Each parameter maps to practical outcomes: low DCR reduces conduction loss in buck converters; high Isat preserves inductance during transients in synchronous buck and boost stages; SRF constrains high‑frequency filtering; Q affects narrowband EMI filtering. For space‑constrained designs prioritize footprint and DCR; for high‑current stages prioritize Isat and thermal rise. Trade‑offs are typical: lower DCR often comes with reduced Isat or larger footprint.
Reproducible tests used: rigid test PCBs with controlled trace widths and Kelvin pads, ambient 25°C unless stated, calibrated LCR meter (100 Hz–10 MHz sweep), precision DC source capable of current ramps, thermal chamber and IR camera. Measure inductance at specified frequencies (e.g., 100 kHz and 1 MHz) and DCR with four‑wire method at 10 mA. For Isat determine inductance drop below 70% of nominal during a DC current ramp. These controls support consistent power inductor benchmarks across labs.
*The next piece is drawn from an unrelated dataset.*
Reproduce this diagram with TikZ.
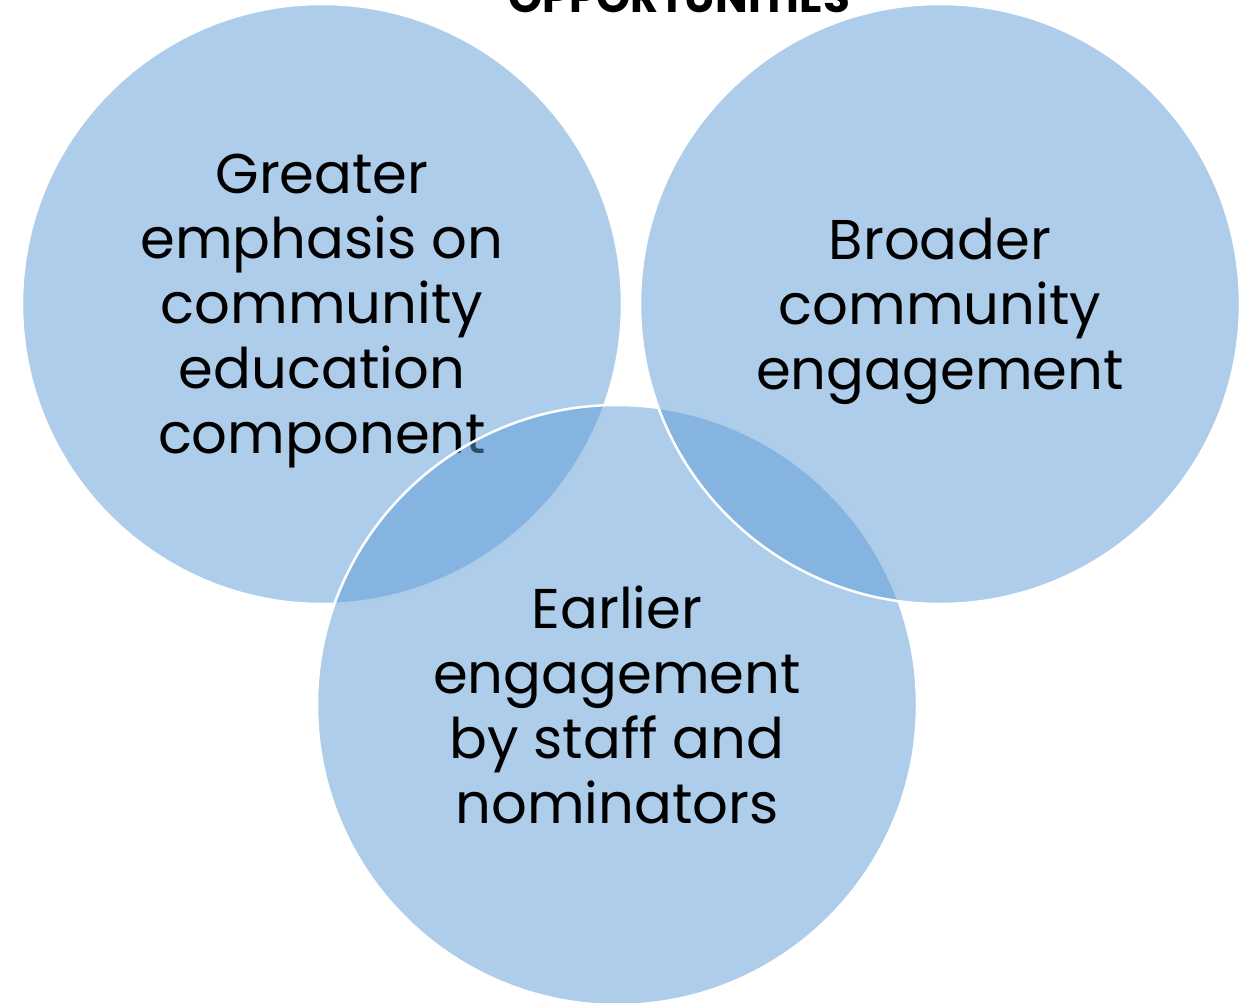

Use a minimum sample size of 10 units per lot, report mean ± standard deviation, and include instrument tolerances (e.g., LCR ±0.2%). Present error bars on Inductance vs DC bias, DCR vs temperature, and Isat drop curves; log raw CSV with timestamps, part IDs, and PCB batch. Recommended visualization: Inductance vs I (curve), DCR vs T table, SRF spectrum, and thermal rise vs time plots to communicate repeatability and uncertainty clearly.
Measured results show nominal inductance close to datasheet at low bias, with a measured 18% inductance drop at 50% of datasheet Isat and DCR measured 12% higher than nominal for the tested lot at 25°C. SRF appeared above 30 MHz in the test fixture, with Q peaking near the datasheet test frequency. A steep inductance‑vs‑current curve implies higher ripple and reduced energy storage under load, affecting transient performance and necessitating larger capacitance or different control loop compensation.
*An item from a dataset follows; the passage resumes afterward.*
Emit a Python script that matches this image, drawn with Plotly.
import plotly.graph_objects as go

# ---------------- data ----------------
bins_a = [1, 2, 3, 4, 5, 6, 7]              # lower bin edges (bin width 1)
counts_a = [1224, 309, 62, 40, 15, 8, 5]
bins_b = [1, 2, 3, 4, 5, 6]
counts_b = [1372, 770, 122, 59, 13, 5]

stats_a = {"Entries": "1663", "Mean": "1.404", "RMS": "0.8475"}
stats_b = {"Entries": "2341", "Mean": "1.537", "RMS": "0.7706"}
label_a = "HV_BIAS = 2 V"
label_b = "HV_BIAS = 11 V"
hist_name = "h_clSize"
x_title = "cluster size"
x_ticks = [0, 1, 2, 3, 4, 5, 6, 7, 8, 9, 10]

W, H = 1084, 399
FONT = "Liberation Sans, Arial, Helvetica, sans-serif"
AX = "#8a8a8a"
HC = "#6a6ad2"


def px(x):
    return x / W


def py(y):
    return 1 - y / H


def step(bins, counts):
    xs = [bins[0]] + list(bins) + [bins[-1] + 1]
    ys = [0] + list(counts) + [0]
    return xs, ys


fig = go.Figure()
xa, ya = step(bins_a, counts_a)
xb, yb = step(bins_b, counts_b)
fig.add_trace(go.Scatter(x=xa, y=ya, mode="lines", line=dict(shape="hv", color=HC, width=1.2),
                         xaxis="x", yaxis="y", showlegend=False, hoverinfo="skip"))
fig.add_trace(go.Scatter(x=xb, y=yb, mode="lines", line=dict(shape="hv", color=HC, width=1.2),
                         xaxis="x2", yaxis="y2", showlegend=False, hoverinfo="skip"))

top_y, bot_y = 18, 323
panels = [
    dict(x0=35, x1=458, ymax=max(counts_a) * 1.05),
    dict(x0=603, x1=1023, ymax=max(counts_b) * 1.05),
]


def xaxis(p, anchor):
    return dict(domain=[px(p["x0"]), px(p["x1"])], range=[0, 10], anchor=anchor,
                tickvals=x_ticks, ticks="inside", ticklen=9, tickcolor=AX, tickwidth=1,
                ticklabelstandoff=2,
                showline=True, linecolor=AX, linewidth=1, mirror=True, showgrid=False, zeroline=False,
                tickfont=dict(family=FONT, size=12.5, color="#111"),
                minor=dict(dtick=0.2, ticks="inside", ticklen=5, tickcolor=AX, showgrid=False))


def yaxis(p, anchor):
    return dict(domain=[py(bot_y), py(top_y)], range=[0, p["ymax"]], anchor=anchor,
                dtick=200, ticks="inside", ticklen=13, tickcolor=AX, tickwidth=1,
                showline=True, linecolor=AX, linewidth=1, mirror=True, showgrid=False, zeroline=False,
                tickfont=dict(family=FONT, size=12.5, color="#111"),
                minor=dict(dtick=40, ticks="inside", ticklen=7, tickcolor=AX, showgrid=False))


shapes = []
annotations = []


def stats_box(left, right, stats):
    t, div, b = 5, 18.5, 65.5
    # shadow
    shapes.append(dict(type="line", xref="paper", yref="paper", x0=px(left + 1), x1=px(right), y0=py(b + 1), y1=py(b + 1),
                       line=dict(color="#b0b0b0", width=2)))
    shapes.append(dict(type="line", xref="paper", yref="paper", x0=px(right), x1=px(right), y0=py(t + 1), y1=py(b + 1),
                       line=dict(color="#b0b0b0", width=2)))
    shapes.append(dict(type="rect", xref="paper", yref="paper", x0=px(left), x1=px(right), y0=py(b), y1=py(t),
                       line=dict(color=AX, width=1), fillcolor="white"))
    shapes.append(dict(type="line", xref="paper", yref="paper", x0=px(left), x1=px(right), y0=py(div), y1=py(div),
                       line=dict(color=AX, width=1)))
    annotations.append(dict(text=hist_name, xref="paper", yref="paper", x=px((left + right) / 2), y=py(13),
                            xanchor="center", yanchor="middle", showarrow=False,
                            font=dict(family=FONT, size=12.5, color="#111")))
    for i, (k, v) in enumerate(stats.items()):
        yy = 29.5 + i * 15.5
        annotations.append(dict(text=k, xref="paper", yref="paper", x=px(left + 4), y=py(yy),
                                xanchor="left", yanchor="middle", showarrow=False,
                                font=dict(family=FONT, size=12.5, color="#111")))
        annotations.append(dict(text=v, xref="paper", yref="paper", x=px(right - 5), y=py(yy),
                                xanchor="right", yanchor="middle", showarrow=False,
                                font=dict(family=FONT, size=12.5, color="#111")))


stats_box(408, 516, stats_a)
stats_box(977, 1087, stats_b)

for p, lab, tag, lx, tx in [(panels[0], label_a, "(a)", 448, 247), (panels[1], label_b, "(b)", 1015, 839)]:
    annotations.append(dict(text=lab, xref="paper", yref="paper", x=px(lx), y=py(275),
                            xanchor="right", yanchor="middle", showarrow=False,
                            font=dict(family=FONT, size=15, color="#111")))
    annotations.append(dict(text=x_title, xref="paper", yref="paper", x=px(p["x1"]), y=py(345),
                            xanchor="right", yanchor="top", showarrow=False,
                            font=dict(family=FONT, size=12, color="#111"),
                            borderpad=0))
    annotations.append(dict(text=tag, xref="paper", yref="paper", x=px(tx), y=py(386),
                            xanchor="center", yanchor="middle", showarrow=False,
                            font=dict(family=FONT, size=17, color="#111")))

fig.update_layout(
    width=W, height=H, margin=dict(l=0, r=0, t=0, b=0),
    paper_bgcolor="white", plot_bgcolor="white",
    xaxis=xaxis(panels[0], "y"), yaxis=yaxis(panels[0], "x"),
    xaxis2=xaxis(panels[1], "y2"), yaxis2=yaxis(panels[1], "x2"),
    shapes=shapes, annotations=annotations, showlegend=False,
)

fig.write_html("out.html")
Thermal tests measured a 35°C temperature rise at rated Irms after steady‑state cycling in still air; thermal resistance estimated ~12°C/W in the test PCB footprint. Pulse tests (100 µs pulses at 10% duty) showed saturation margin reduced by ~10% vs continuous DC. Nonlinear heating was observed at high bias, indicating localized losses; teams should derate continuous current by 20–30% for long life in constrained cooling environments and qualify with thermal cycling and solder fatigue tests.
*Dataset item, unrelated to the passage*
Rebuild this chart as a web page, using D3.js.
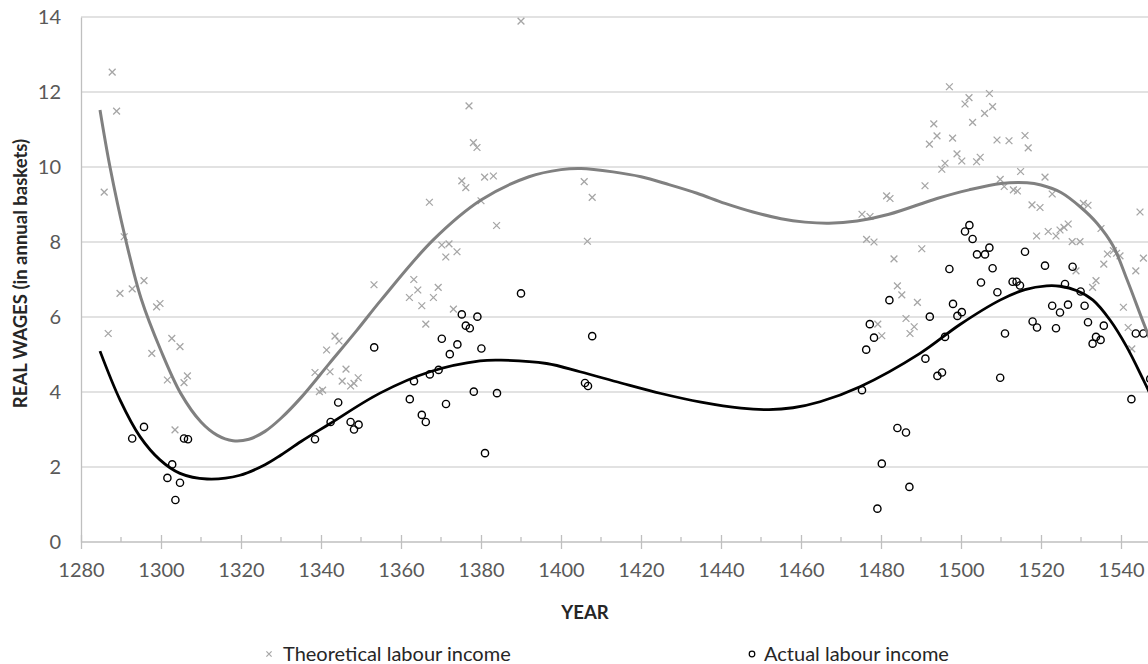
<!DOCTYPE html>
<html>
<head>
<meta charset="utf-8">
<script src="https://cdn.jsdelivr.net/npm/d3@7"></script>
<style>
  body { margin: 0; background: #fff; }
  svg { display: block; }
  text { font-family: Lato, "Open Sans", "Liberation Sans", sans-serif; }
</style>
</head>
<body>
<svg id="chart" width="1148" height="664"></svg>
<script>
// Axis ticks
const yearTicks = d3.range(1280, 1541, 20);
const yearMinorTicks = d3.range(1290, 1551, 20);
const wageTicks = d3.range(0, 15, 2);

// Theoretical labour income observations [year, real wage]
const theoretical = [
  [1285.8, 9.33], [1286.8, 5.56], [1287.8, 12.53], [1288.9, 11.49], [1289.75, 6.63],
  [1290.8, 8.14], [1292.8, 6.75], [1295.75, 6.97], [1297.7, 5.03], [1298.9, 6.27],
  [1299.75, 6.36], [1301.6, 4.32], [1302.7, 5.43], [1303.5, 2.99], [1304.75, 5.21],
  [1305.75, 4.25], [1306.6, 4.43],
  [1338.5, 4.52], [1339.6, 4.01], [1340.4, 4.05], [1341.4, 5.12], [1342.25, 4.54],
  [1343.5, 5.49], [1344.5, 5.36], [1345.3, 4.29], [1346.25, 4.61], [1347.4, 4.16],
  [1348.25, 4.23], [1349.3, 4.38], [1353.25, 6.86], [1362.1, 6.52], [1363.2, 7.0],
  [1364.2, 6.72], [1365.2, 6.30], [1366.2, 5.81], [1367.1, 9.06], [1368.1, 6.52],
  [1369.3, 6.79], [1370.2, 7.92], [1371.2, 7.60], [1372, 7.95], [1373.1, 6.21],
  [1374, 7.74], [1375.2, 9.63], [1376.2, 9.45], [1377, 11.63], [1378.1, 10.65],
  [1379, 10.52], [1380, 9.10], [1380.9, 9.73], [1383.1, 9.76], [1383.9, 8.44],
  [1390, 13.89], [1405.8, 9.61], [1406.6, 8.02], [1407.8, 9.19],
  [1475.25, 8.74], [1476.4, 8.07], [1477.25, 8.68], [1478.25, 8.0], [1479.2, 5.81],
  [1480.2, 5.50], [1481.4, 9.23], [1482.25, 9.16], [1483.25, 7.55], [1484.1, 6.83],
  [1485.2, 6.59], [1486.25, 5.96], [1487.25, 5.56], [1488.3, 5.74], [1489.1, 6.39],
  [1490.2, 7.82], [1491, 9.50], [1492.1, 10.61], [1493.2, 11.15], [1494, 10.83],
  [1495.2, 9.94], [1496, 10.10], [1497.1, 12.14], [1497.9, 10.77], [1499, 10.35],
  [1500.2, 10.16], [1501, 11.68], [1502, 11.85], [1502.9, 11.19], [1503.9, 10.14],
  [1504.8, 10.26], [1505.9, 11.43], [1507.1, 11.96], [1507.9, 11.61], [1509, 10.72],
  [1509.8, 9.67], [1510.8, 9.48], [1512, 10.70], [1513.1, 9.39], [1514.1, 9.36],
  [1514.9, 9.88], [1516, 10.84], [1516.8, 10.51], [1517.75, 8.99], [1518.9, 8.16],
  [1519.75, 8.92], [1521, 9.73], [1521.8, 8.28], [1522.8, 9.28], [1523.75, 8.16],
  [1524.75, 8.32], [1525.75, 8.39], [1526.8, 8.48], [1527.8, 8.01], [1528.75, 7.23],
  [1529.75, 8.01], [1530.6, 9.03], [1531.75, 8.98], [1532.9, 6.79], [1533.75, 6.97],
  [1535, 8.36], [1535.7, 7.41], [1536.6, 7.68], [1538.1, 7.77], [1538.9, 7.70],
  [1539.75, 7.63], [1540.6, 6.26], [1541.8, 5.72], [1542.7, 5.15], [1543.7, 7.23],
  [1544.75, 8.80], [1545.6, 7.57]
];

// Actual labour income observations [year, real wage]
const actual = [
  [1292.8, 2.76], [1295.75, 3.07], [1301.6, 1.71], [1302.8, 2.07], [1303.6, 1.12],
  [1304.75, 1.58], [1305.75, 2.76], [1306.75, 2.74],
  [1338.5, 2.74], [1342.4, 3.20], [1344.3, 3.72], [1347.4, 3.20], [1348.25, 3.0],
  [1349.4, 3.13], [1353.3, 5.19], [1362.2, 3.81], [1363.25, 4.29], [1365.2, 3.39],
  [1366.2, 3.20], [1367.2, 4.47], [1369.4, 4.59], [1370.2, 5.42], [1371.25, 3.68],
  [1372.2, 5.01], [1374.1, 5.27], [1375.2, 6.07], [1376.2, 5.77], [1377.2, 5.70],
  [1378.2, 4.01], [1379.1, 6.01], [1380.1, 5.16], [1381, 2.37], [1384, 3.97],
  [1390, 6.63], [1406, 4.24], [1406.75, 4.16], [1407.8, 5.49],
  [1475.25, 4.05], [1476.3, 5.13], [1477.2, 5.81], [1478.25, 5.45], [1479.1, 0.89],
  [1480.2, 2.09], [1482.1, 6.45], [1484.1, 3.04], [1486.25, 2.92], [1487.1, 1.47],
  [1491.1, 4.89], [1492.2, 6.01], [1494.1, 4.43], [1495.25, 4.52], [1496, 5.47],
  [1497.1, 7.28], [1498, 6.35], [1499.1, 6.03], [1500.2, 6.13], [1501, 8.28],
  [1502.1, 8.45], [1502.9, 8.08], [1504, 7.67], [1505, 6.92], [1506, 7.67],
  [1507.1, 7.85], [1507.9, 7.30], [1509.1, 6.66], [1509.8, 4.38], [1511, 5.56],
  [1512.9, 6.94], [1513.9, 6.94], [1514.75, 6.84], [1516, 7.74], [1517.9, 5.88],
  [1519, 5.72], [1521, 7.37], [1522.8, 6.30], [1523.75, 5.70], [1524.75, 6.12],
  [1526, 6.88], [1526.75, 6.33], [1527.9, 7.34], [1529.9, 6.68], [1530.9, 6.30],
  [1531.75, 5.86], [1532.9, 5.29], [1533.75, 5.47], [1534.9, 5.39], [1535.7, 5.77],
  [1542.6, 3.81], [1543.7, 5.56], [1545.6, 5.56], [1547.3, 4.35]
];

// Polynomial trend of theoretical income, sampled [year, value]
const theoreticalTrend = [
  [1284.75, 11.52], [1287.25, 10.0], [1291, 8.14], [1295, 6.5], [1300, 5.1],
  [1305, 3.95], [1310, 3.2], [1314, 2.85], [1318, 2.70], [1322, 2.74],
  [1326, 2.95], [1330, 3.3], [1335, 3.85], [1342, 4.75], [1349, 5.65],
  [1355, 6.45], [1368, 8.05], [1380, 9.12], [1392, 9.74], [1400, 9.93],
  [1405, 9.96], [1413, 9.87], [1420, 9.74], [1427, 9.53], [1434, 9.3],
  [1441, 9.03], [1448, 8.8], [1455, 8.62], [1461, 8.53], [1467, 8.50],
  [1474, 8.56], [1482, 8.74], [1494, 9.16], [1502, 9.39], [1510, 9.56],
  [1516.5, 9.58], [1520, 9.52], [1525, 9.32], [1530, 8.92], [1534, 8.5],
  [1538, 7.9], [1541.5, 7.0], [1545.6, 5.85], [1548, 5.2]
];

// Polynomial trend of actual income, sampled [year, value]
const actualTrend = [
  [1284.75, 5.09], [1289.75, 3.79], [1294.75, 2.81], [1299.75, 2.19], [1304.75, 1.83],
  [1311.5, 1.68], [1319.75, 1.78], [1326, 2.06], [1330, 2.32], [1335, 2.68],
  [1342, 3.14], [1354.75, 3.97], [1367.25, 4.54], [1379.75, 4.83], [1385, 4.85],
  [1396.4, 4.76], [1404.75, 4.54], [1415, 4.24], [1425, 3.96], [1435, 3.73],
  [1445, 3.57], [1452, 3.53], [1458, 3.58], [1464.75, 3.74], [1474.75, 4.14],
  [1489.75, 5.03], [1499.75, 5.8], [1509.75, 6.45], [1516, 6.73], [1521.4, 6.83],
  [1524.75, 6.82], [1529, 6.7], [1533, 6.45], [1537.25, 5.92], [1541.4, 5.21],
  [1545.6, 4.32], [1547.5, 3.9]
];

const svg = d3.select("#chart");
const W = 1148, H = 664;
svg.append("rect").attr("width", W).attr("height", H).attr("fill", "#fff");

const x = d3.scaleLinear().domain([1280, 1560]).range([81, 1201]);
const y = d3.scaleLinear().domain([0, 14]).range([542, 17]);

// Horizontal gridlines
svg.append("g")
  .selectAll("line")
  .data(wageTicks.filter(d => d > 0))
  .join("line")
  .attr("x1", x(1280)).attr("x2", W)
  .attr("y1", d => y(d)).attr("y2", d => y(d))
  .attr("stroke", "#d9d9d9").attr("stroke-width", 1.3);

// Y axis: line plus labels
const yAxis = svg.append("g").attr("transform", `translate(${x(1280)},0)`)
  .call(d3.axisLeft(y).tickValues(wageTicks).tickSize(0).tickPadding(20));
yAxis.select(".domain").attr("stroke", "#bfbfbf").attr("stroke-width", 1.3);
yAxis.selectAll("text").attr("fill", "#595959").style("font-size", "20px")
  .style("font-family", "Lato, 'Open Sans', sans-serif");

// X axis: major ticks crossing the line, minor ticks inside
const xAxis = svg.append("g").attr("transform", `translate(0,${y(0)})`)
  .call(d3.axisBottom(x).tickValues(yearTicks).tickSize(7).tickPadding(14).tickFormat(d3.format("d")));
xAxis.select(".domain").attr("stroke", "#bfbfbf").attr("stroke-width", 1.3)
  .attr("d", `M${x(1280)},0H${W}`);
xAxis.selectAll(".tick line").attr("y1", -7).attr("y2", 7)
  .attr("stroke", "#bfbfbf").attr("stroke-width", 1.3);
xAxis.selectAll("text").attr("fill", "#595959").style("font-size", "20px")
  .style("font-family", "Lato, 'Open Sans', sans-serif");
svg.append("g").attr("transform", `translate(0,${y(0)})`)
  .selectAll("line").data(yearMinorTicks).join("line")
  .attr("x1", d => x(d)).attr("x2", d => x(d))
  .attr("y1", -5).attr("y2", 0)
  .attr("stroke", "#bfbfbf").attr("stroke-width", 1.3);

// Axis titles
svg.append("text")
  .attr("transform", `translate(27,${(y(0) + y(14)) / 2 - 6}) rotate(-90)`)
  .attr("text-anchor", "middle")
  .attr("fill", "#262626")
  .style("font-size", "18.5px").style("font-weight", "bold")
  .text("REAL WAGES (in annual baskets)");

svg.append("text")
  .attr("x", 585).attr("y", 619)
  .attr("text-anchor", "middle")
  .attr("fill", "#262626")
  .style("font-size", "18.5px").style("font-weight", "bold")
  .text("YEAR");

// Marker shapes
const crossPath = (cx, cy, r) => `M${cx - r},${cy - r}L${cx + r},${cy + r}M${cx - r},${cy + r}L${cx + r},${cy - r}`;

// Theoretical income: grey crosses
svg.append("g")
  .selectAll("path").data(theoretical).join("path")
  .attr("d", d => crossPath(x(d[0]), y(d[1]), 3.4))
  .attr("stroke", "#a6a6a6").attr("stroke-width", 1.3).attr("fill", "none");

// Actual income: black open circles
svg.append("g")
  .selectAll("circle").data(actual).join("circle")
  .attr("cx", d => x(d[0])).attr("cy", d => y(d[1])).attr("r", 3.6)
  .attr("fill", "none").attr("stroke", "#000").attr("stroke-width", 1.4);

// Trend lines
const trendLine = d3.line().x(d => x(d[0])).y(d => y(d[1])).curve(d3.curveCatmullRom.alpha(0.5));
svg.append("path").datum(theoreticalTrend).attr("d", trendLine)
  .attr("fill", "none").attr("stroke", "#808080").attr("stroke-width", 3);
svg.append("path").datum(actualTrend).attr("d", trendLine)
  .attr("fill", "none").attr("stroke", "#000").attr("stroke-width", 2.8);

// Legend
const legend = svg.append("g");
legend.append("path").attr("d", crossPath(269, 654, 2.6))
  .attr("stroke", "#a6a6a6").attr("stroke-width", 1.2).attr("fill", "none");
legend.append("text").attr("x", 283).attr("y", 661)
  .attr("fill", "#262626").style("font-size", "20px")
  .text("Theoretical labour income");
legend.append("circle").attr("cx", 752).attr("cy", 654).attr("r", 2.8)
  .attr("fill", "none").attr("stroke", "#000").attr("stroke-width", 1.2);
legend.append("text").attr("x", 764).attr("y", 661)
  .attr("fill", "#262626").style("font-size", "20px")
  .text("Actual labour income");
</script>
</body>
</html>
A concise comparison table ranks inductors by measured Inductance, DCR, Isat, SRF, thermal rise, and relative cost score. The subject part typically sits in the mid‑range for DCR and above‑average for compact Isat per footprint. Use the table and associated radar chart (captioned as "power inductor benchmarks — measured metrics") to visualize where the part is competitive and where alternatives lead.
| Metric | 784773112 (measured) | Peer A | Peer B |
|---|---|---|---|
| Inductance (µH) | 12.0 (nominal) | 12.0 | 10.0 |
| DCR (mΩ @25°C) | 28 (measured) | 22 | 35 |
| Isat (A) | 8.6 (measured) | 7.5 | 9.0 |
| SRF (MHz) | >30 | 25 | 40 |
| Thermal rise (°C @Irms) | 35 | 30 | 40 |
| Relative cost | Mid | Low | High |
For low‑power portable designs the part's moderate DCR may be suboptimal where every milliohm matters; for automotive power stages the measured Isat and thermal margin make it suitable with derating; for EMI filtering the SRF and Q are favorable. Decision rules: (1) choose if Isat ≥ required peak and DCR penalty ≤ 15% of budget; (2) derate continuous current by 20% where cooling is limited; (3) prefer alternate low‑DCR parts for ultra‑high‑efficiency portable rails.
Layout rules: maximize copper under the part for thermal conduction, use multiple thermal vias under pads, keep high‑current traces short and wide, and place Kelvin sense pads for DCR measurement. For reflow, follow standard heating profiles but avoid excessive soak that can soften varnish; mechanical stress relief prevents cracking. Recommended derating: reduce continuous current spec by 20–30% relative to datasheet Irms for long‑term reliability in constrained thermal environments.
Incoming inspection should include spot DCR and Isat checks on 5–10 units per lot, cross‑reference lot codes, and retain raw CSV logs. BOM notes: specify tolerance ranges, approved alternates with equivalent footprint and Isat, and require manufacturer datasheet test conditions on purchase orders. During qualification run thermal soak, pulse saturation, and solder fatigue tests before approving for production.
Measured evaluation of 784773112 specs shows a balanced trade‑off: solid Isat for its footprint, DCR slightly above nominal in tested lots, and usable SRF and Q for EMI roles. Engineers should treat datasheet values as starting points, validate with the reproducible procedure above, and apply conservative derating for long life.
How should engineers interpret datasheet Isat versus measured values?
Datasheet Isat is typically a defined inductance drop point under specific test conditions; measured Isat can vary with PCB layout, temperature, and measurement frequency. Engineers should reproduce the datasheet test conditions in their fixture or measure Isat on the target PCB and report both values with test conditions and uncertainty to inform margins.
What is the best quick check for incoming lots before full qualification?
A rapid incoming check is a 4‑wire DCR measurement and a single‑point inductance at a low bias for 5–10 samples. If DCR or low‑bias inductance deviates beyond acceptance criteria (e.g., ±10–15%), escalate to lot sampling for full Isat and thermal testing before deployment.
Which test outputs should be archived for traceability?
Archive raw CSVs containing sample IDs, measurement timestamps, test conditions (temperature, fixture), instrument calibration states, and thermal images. This enables root‑cause analysis for field failures and supports reproducible comparisons across production lots and power inductor benchmarks.